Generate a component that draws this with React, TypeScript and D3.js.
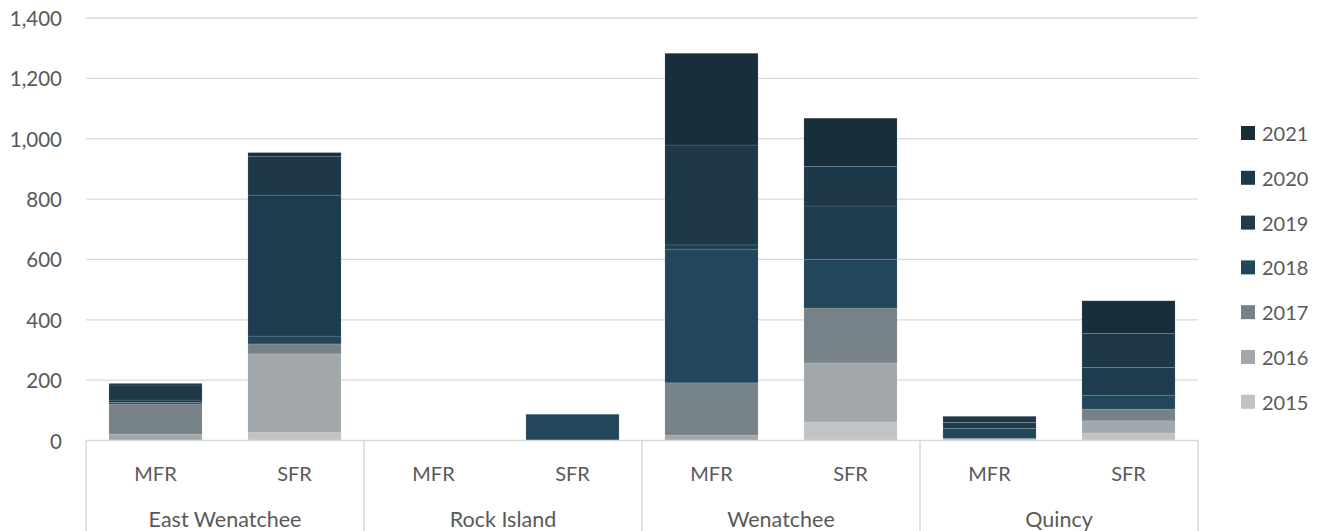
import React from "react";
import * as d3 from "d3";

// Cities (outer axis level) and housing types (inner level)
const cities = ["East Wenatchee", "Rock Island", "Wenatchee", "Quincy"];
const housingTypes = ["MFR", "SFR"];

// Permitted units per year, one value per bar in order:
// EW MFR, EW SFR, RI MFR, RI SFR, W MFR, W SFR, Q MFR, Q SFR
const units2015 = [0, 26, 0, 0, 0, 61, 2, 25];
const units2016 = [21, 261, 0, 0, 18, 196, 2, 40];
const units2017 = [100, 33, 0, 0, 173, 182, 3, 39];
const units2018 = [5, 26, 0, 87, 443, 161, 33, 46];
const units2019 = [8, 467, 0, 0, 14, 177, 20, 92];
const units2020 = [50, 129, 0, 0, 331, 131, 19, 113];
const units2021 = [5, 12, 0, 0, 304, 160, 2, 108];

const years = ["2015", "2016", "2017", "2018", "2019", "2020", "2021"];
const yearColors = ["#c0c4c7", "#a2a7ab", "#778188", "#22465a", "#1e3c4e", "#1c3849", "#182e3b"];
const yTicks = [0, 200, 400, 600, 800, 1000, 1200, 1400];

const W = 1322;
const H = 531;
const FONT = "Lato, 'Open Sans', sans-serif";
const TEXT = "#595959";
const GRID = "#d9d9d9";

export default function App() {
  const seriesValues = [units2015, units2016, units2017, units2018, units2019, units2020, units2021];

  // Build one row per bar for d3.stack
  const rows = cities.flatMap((city, ci) =>
    housingTypes.map((type, ti) => {
      const idx = ci * housingTypes.length + ti;
      const row: Record<string, any> = { city, type };
      years.forEach((y, yi) => (row[y] = seriesValues[yi][idx]));
      return row;
    })
  );

  const stacked = d3.stack<any>().keys(years)(rows);

  const x0 = d3.scaleBand<string>().domain(cities).range([86, 1198]).padding(0);
  const x1 = d3
    .scaleBand<string>()
    .domain(housingTypes)
    .range([0, x0.bandwidth()])
    .paddingInner(0.33)
    .paddingOuter(0.165);
  const y = d3.scaleLinear().domain([0, 1400]).range([440.5, 18]);
  const fmt = d3.format(",");

  const axisY = y(0);
  const legendTop = 133;
  const legendStep = 44.8;

  return (
    <div style={{ position: "absolute", left: 0, top: 0 }}>
      <svg width={W} height={H} style={{ display: "block", background: "#fff" }}>
        {/* gridlines and value labels */}
        {yTicks.map((t) => (
          <g key={t}>
            {t > 0 && (
              <line x1={86} x2={1198} y1={y(t)} y2={y(t)} stroke={GRID} strokeWidth={1.3} />
            )}
            <text
              x={62}
              y={y(t)}
              textAnchor="end"
              dominantBaseline="central"
              fontFamily={FONT}
              fontSize={20.5}
              fill={TEXT}
            >
              {fmt(t)}
            </text>
          </g>
        ))}

        {/* stacked bars */}
        {stacked.map((layer, li) => (
          <g key={layer.key} fill={yearColors[li]}>
            {layer.map((d, i) => {
              const h = y(d[0]) - y(d[1]);
              if (h <= 0) return null;
              const row = rows[i];
              return (
                <rect
                  key={i}
                  x={(x0(row.city) ?? 0) + (x1(row.type) ?? 0)}
                  y={y(d[1])}
                  width={x1.bandwidth()}
                  height={h}
                  stroke="#ffffff"
                  strokeOpacity={0.14}
                  strokeWidth={0.8}
                />
              );
            })}
          </g>
        ))}

        {/* category axis */}
        <line x1={86} x2={1198} y1={axisY} y2={axisY} stroke={GRID} strokeWidth={1.5} />
        {[...cities.map((c) => x0(c) ?? 0), 1198].map((xv, i) => (
          <line key={i} x1={xv} x2={xv} y1={axisY} y2={H} stroke={GRID} strokeWidth={1.5} />
        ))}
        {cities.map((city) => (
          <g key={city}>
            {housingTypes.map((type) => (
              <text
                key={type}
                x={(x0(city) ?? 0) + (x1(type) ?? 0) + x1.bandwidth() / 2}
                y={473}
                textAnchor="middle"
                dominantBaseline="central"
                fontFamily={FONT}
                fontSize={20}
                fill={TEXT}
              >
                {type}
              </text>
            ))}
            <text
              x={(x0(city) ?? 0) + x0.bandwidth() / 2}
              y={519}
              textAnchor="middle"
              dominantBaseline="central"
              fontFamily={FONT}
              fontSize={21.5}
              fill={TEXT}
            >
              {city}
            </text>
          </g>
        ))}

        {/* legend, newest year first */}
        {years
          .map((yr, i) => ({ yr, color: yearColors[i] }))
          .reverse()
          .map((item, i) => (
            <g key={item.yr} transform={`translate(1241, ${legendTop + i * legendStep})`}>
              <rect x={0} y={-7} width={14} height={14} fill={item.color} />
              <text
                x={21}
                y={0}
                dominantBaseline="central"
                fontFamily={FONT}
                fontSize={20}
                fill={TEXT}
              >
                {item.yr}
              </text>
            </g>
          ))}
      </svg>
    </div>
  );
}
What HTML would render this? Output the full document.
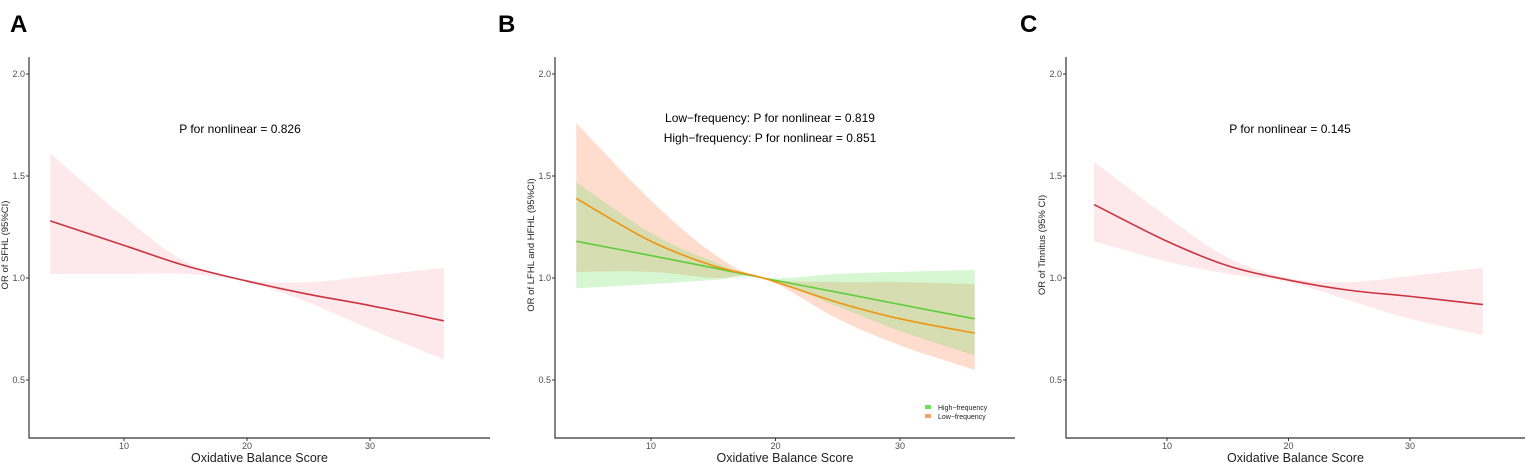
<!DOCTYPE html>
<html><head><meta charset="utf-8">
<style>
body{margin:0;background:#fff;}
svg{display:block;font-family:"Liberation Sans",Arial,sans-serif;}
</style></head>
<body>
<svg id="c" width="1535" height="470"></svg>
<script>
const xs=[4,10,15,20,25,30,36];
const xsB=[4,10,15,19,25,30,36];
const aFit=[1.28,1.16,1.06,0.985,0.92,0.865,0.79];
const aUp=[1.61,1.30,1.08,0.99,0.98,1.01,1.05];
const aLo=[1.02,1.02,1.02,0.98,0.88,0.75,0.60];
const bLowFit=[1.39,1.18,1.06,1.0,0.88,0.80,0.73];
const bLowUp=[1.76,1.38,1.12,1.0,0.98,0.98,0.97];
const bLowLo=[1.03,1.03,1.0,1.0,0.80,0.67,0.55];
const bHighFit=[1.18,1.11,1.05,1.0,0.93,0.87,0.80];
const bHighUp=[1.47,1.22,1.08,1.0,1.02,1.03,1.04];
const bHighLo=[0.95,0.97,0.99,1.0,0.86,0.74,0.62];
const cFit=[1.36,1.18,1.06,0.99,0.94,0.91,0.87];
const cUp=[1.57,1.30,1.10,1.0,0.98,1.01,1.05];
const cLo=[1.18,1.08,1.02,0.98,0.89,0.80,0.72];
const yTicks=[0.5,1.0,1.5,2.0];
const xTicks=[10,20,30];
const NS='http://www.w3.org/2000/svg';
const svg=document.getElementById('c');
function el(t,a,p){const e=document.createElementNS(NS,t);for(const k in a)e.setAttribute(k,a[k]);(p||svg).appendChild(e);return e;}
function smooth(pts){let d='M'+pts[0][0]+','+pts[0][1];for(let i=0;i<pts.length-1;i++){const p0=pts[Math.max(0,i-1)],p1=pts[i],p2=pts[i+1],p3=pts[Math.min(pts.length-1,i+2)];d+=' C'+(p1[0]+(p2[0]-p0[0])/6)+','+(p1[1]+(p2[1]-p0[1])/6)+' '+(p2[0]-(p3[0]-p1[0])/6)+','+(p2[1]-(p3[1]-p1[1])/6)+' '+p2[0]+','+p2[1];}return d;}
function yS(v){return 278-(v-1)*204;}
function panel(o){
  const g=el('g',{});
  
  
  const xS=v=>o.x10+(v-10)*o.k;
  const t=el('text',{x:o.letterX,y:32,'font-size':24,'font-weight':'bold',fill:'#000'},g);t.textContent=o.letter;
  
  o.bands.forEach(b=>{
    const up=b.xs.map((x,i)=>[xS(x),yS(b.up[i])]);
    const lo=b.xs.map((x,i)=>[xS(x),yS(b.lo[i])]).reverse();
    const d=smooth(up)+' L'+lo[0][0]+','+lo[0][1]+smooth(lo).replace(/^M[^ ]+/,'')+' Z';
    const p=el('path',{d:d,fill:b.fill,'fill-opacity':b.op},g);
    
  });
  o.lines.forEach(l=>{
    const p=el('path',{d:smooth(l.xs.map((x,i)=>[xS(x),yS(l.v[i])])),fill:'none',stroke:l.c,'stroke-width':1.6},g);
    
  });
  const ax=el('path',{d:'M'+o.ax+',57 V438 H'+o.axEnd,fill:'none',stroke:'#333','stroke-width':1.2},g);
  
  yTicks.forEach(v=>{
    el('line',{x1:o.ax-3,x2:o.ax,y1:yS(v),y2:yS(v),stroke:'#333'},g);
    const tt=el('text',{x:o.ax-4,y:yS(v)+3,'font-size':9,fill:'#4d4d4d','text-anchor':'end'},g);tt.textContent=v.toFixed(1);
    
  });
  xTicks.forEach(v=>{
    el('line',{x1:xS(v),x2:xS(v),y1:438,y2:441,stroke:'#333'},g);
    const tt=el('text',{x:xS(v),y:449,'font-size':9,fill:'#4d4d4d','text-anchor':'middle'},g);tt.textContent=v;
    
  });
  const xt=el('text',{x:(o.ax+o.axEnd)/2,y:462,'font-size':12.5,fill:'#222','text-anchor':'middle'},g);xt.textContent='Oxidative Balance Score';
  
  const yt=el('text',{x:0,y:0,'font-size':9.5,fill:'#222','text-anchor':'middle',transform:'translate('+(o.ax-21)+',245) rotate(-90)'},g);yt.textContent=o.ytitle;
  
  o.notes.forEach((n,i)=>{
    const nt=el('text',{x:o.noteX,y:o.noteY+i*20,'font-size':12,fill:'#000','text-anchor':'middle'},g);nt.textContent=n;
    
  });
  return g;
}
panel({letter:'A',letterX:10,ax:29,axEnd:490,x10:124,k:12.3,ytitle:'OR of SFHL (95%CI)',noteX:240,noteY:133,
  notes:['P for nonlinear = 0.826'],
  bands:[{name:'ci-band',xs:xs,up:aUp,lo:aLo,fill:'#f7b6bd',op:0.3}],
  lines:[{name:'or-line',xs:xs,v:aFit,c:'#cc3340'}]});
panel({letter:'B',letterX:498,ax:555,axEnd:1015,x10:651,k:12.45,ytitle:'OR of LFHL and HFHL (95%CI)',noteX:770,noteY:122,
  notes:['Low−frequency: P for nonlinear = 0.819','High−frequency: P for nonlinear = 0.851'],
  bands:[{name:'ci-band-low-frequency',xs:xsB,up:bLowUp,lo:bLowLo,fill:'#fb8c5c',op:0.3},
         {name:'ci-band-high-frequency',xs:xsB,up:bHighUp,lo:bHighLo,fill:'#7be06a',op:0.3}],
  lines:[{name:'high-frequency-line',xs:xsB,v:bHighFit,c:'#5fce3a'},{name:'low-frequency-line',xs:xsB,v:bLowFit,c:'#f0950f'}]});
panel({letter:'C',letterX:1020,ax:1066,axEnd:1525,x10:1167,k:12.15,ytitle:'OR of Tinnitus (95% CI)',noteX:1290,noteY:133,
  notes:['P for nonlinear = 0.145'],
  bands:[{name:'ci-band',xs:xs,up:cUp,lo:cLo,fill:'#f7b6bd',op:0.3}],
  lines:[{name:'or-line',xs:xs,v:cFit,c:'#cc3340'}]});
const lg=el('g',{});

[['High−frequency','#6be05a',408],['Low−frequency','#f8a070',417]].forEach(r=>{
  const s=el('rect',{x:925,y:r[2]-3,width:6,height:4,fill:r[1]},lg);
  
  const t=el('text',{x:938,y:r[2]+2,'font-size':7,fill:'#222'},lg);t.textContent=r[0];
  
});
</script>
</body></html>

*The task*: Extract, from the listing above, every line where the string "React" occurs.

*Output*:
Generate a component that draws this with React, TypeScript and D3.js.
import React from "react";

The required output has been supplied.